UK’s flagship Funding for Lending scheme boosts property market

Mortgage borrowers in the UK are benefitting from the Funding for Lending scheme which is providing a strong foundation for growth in the property market.

The latest figures from the Bank of England shows that net lending by banks and building societies participating in the Funding for Lending Scheme increased by £1.6 billion in the second quarter of 2013.

The biggest net lenders between March and June this year were Nationwide, Lloyds, Barclays and Virgin Money, the Bank of England said.

The reaction for the home lending industry is positive. Paul Hunt, managing director of Phoebus Software said mortgage lenders’ progressive attitude has helped boost the market as their willingness to lend through the provision of innovative products is helping first time buyers.
 
‘In particular banks have used the Funding for Lending scheme to allow more competitive mortgage rates and by providing higher loan to value mortgages which has resulted in a significant jump in first time buyers loans recently,’ he explained.

‘The revival in first time buyer numbers demonstrates not only the underlying buyer demand, but that lenders have pushed the market forward to unlock this demand.
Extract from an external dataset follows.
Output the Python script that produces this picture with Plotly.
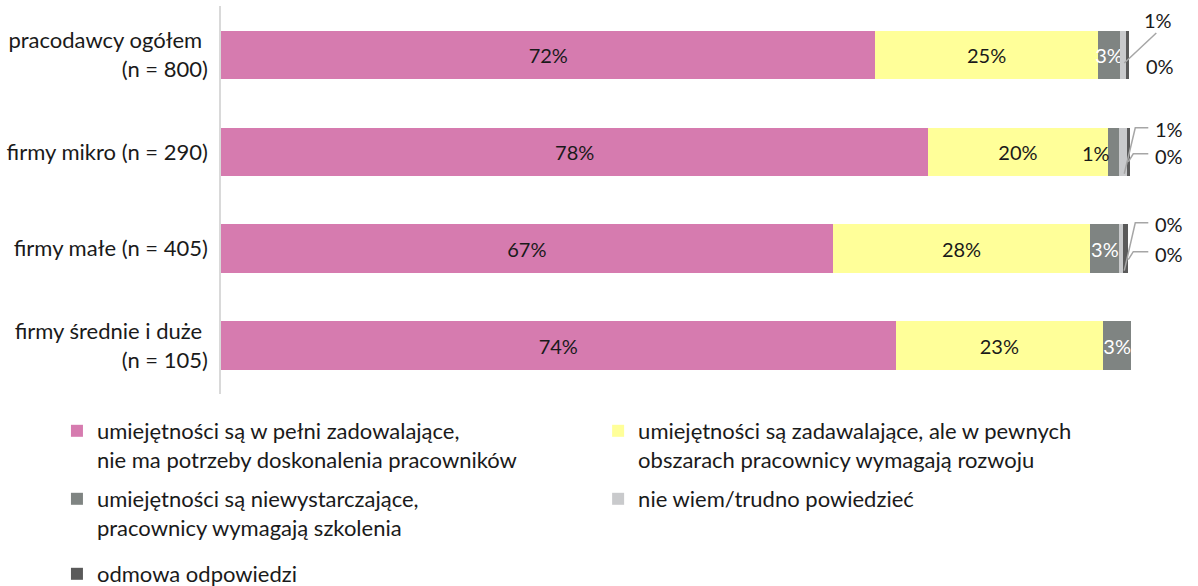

Further relief for banks and building societies has been found in the scheme, as it has provided lenders with the means to drive growth in mortgage lending,’ he added.

According to Brian Murphy, head of lending at the Mortgage Advice Bureau (MAB), said it has also helped mortgage costs come down.  ‘The success of the Funding for Lending Scheme’s has been clearly demonstrated by banks and building societies boosting lending and reducing costs, with benefits of cheaper funding rife in the mortgage market,’ he pointed out.

He explained that since the start of the scheme average fixed rate mortgages have fallen by at least one percentage point across two, three and five year deals, while total product numbers have soared to over 10,000 for the first time in five years.

‘Yet as mortgages rise in number and fall in price, it’s been borrowers with sizeable deposits who have reaped the greatest rewards. In the past 12 months the typical purchase loan to value (LTV) has actually fallen slightly for homebuyers, stifling improvements in market access for those with smaller savings pots,’ he added.

‘As FLS enters the third quarter of 2013, we hope to see lenders extend the benefits of falling funding costs to higher risk sectors, combating the risk of rising house prices locking out a larger proportion of potential buyers,’ he also said.